City Firm Reaps Profits From Photo Upload Technology

Thursday, January 26, 2006 10:29 AM

Murray Lyons

Saskatoon Star Phoenix

Point2 Technologies Inc. is starting to reap ongoing revenues from
licensing its photo formatting software to retailers.

The
Saskatoon software company developed technologies for resizing and
“uploading” photos as an Internet application. Companies first used
Point2 software to sell heavy equipment and later, real estate online.
The technology is now being used by retailers offering online photo
services.

Point2 announced Wednesday a deal Siberra Corp., which is a wholly owned subsidiary of Best Buy Canada Ltd. (Best Buy also owns the Future Shop brand in Canada).

Siberra
is serving Best Buy and Future Shop stores, plus Shoppers Drug Mart,
with software that allows customers to send digital files to the stores
so that high-quality prints can be made from digital camera images.

Brendan
King, chief operating officer for Point2, says the company will get
substantial ongoing licensing revenues for its photo upload technology.

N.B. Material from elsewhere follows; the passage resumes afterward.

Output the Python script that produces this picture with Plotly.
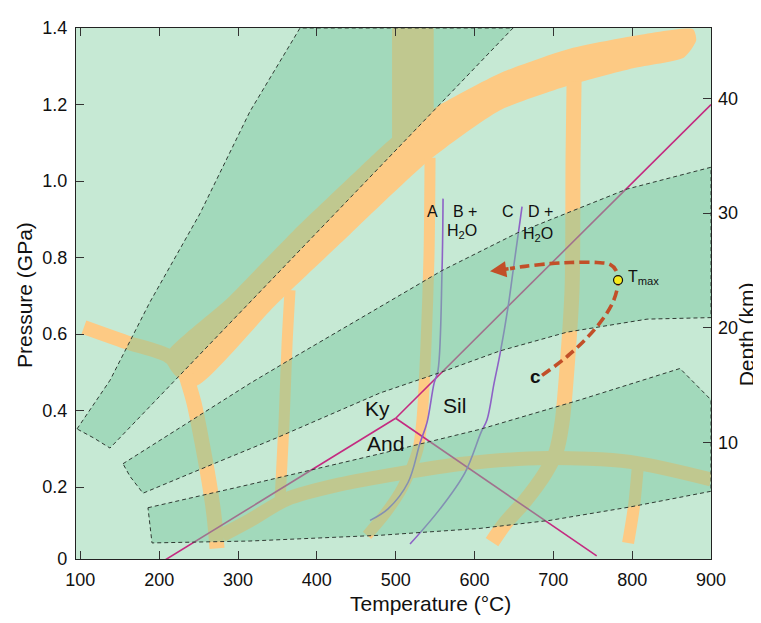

Point2 has patents for its photo upload technology in Canada and the United States, and has a patent pending in Europe.

In
early December, Point2 signed a licensing deal with Shutterfly, Inc.,
which is a large-scale American digital photo processing retailer.

King
says companies such as Shoppers Drug Mart’s EasyPix.ca or
Futurephoto.ca from Future Shop allow customers to download the
licensed software, which automatically resizes and reformats digital
picture files so they can be easily uploaded to retailers for further
processing.

With many
digital cameras having high resolution images that can produce a
computer file that is five megabytes per photo, King says the computer
file size of each photo needs to be resized so it can be uploaded more
easily to the Internet. “They send it up the Internet pipe in a size
suitable for their purposes and then resize it at the other end,” he
said.

The patented photo
upload technology was developed in the late 1990s when Point2 was
developing software for heavy equipment retailers. As a result,
Caterpillar Corp. became the first user of the Point2 software and
remains licensed to use it.

King
says the technology to resize photos automatically had to be developed
because it was too daunting to the owners of heavy equipment
dealerships to go through the steps to resize a photograph so it could
be uploaded to a website. The technology allowed Point2 to create
similar software for real estate agents, who can quickly post photos of
the houses they have for sale.

King says about half of the 100-person workforce at Point2 is now involved in supporting the Point2 Agent software, which was launched three years ago. It is now used by 70,000 real estate agents worldwide.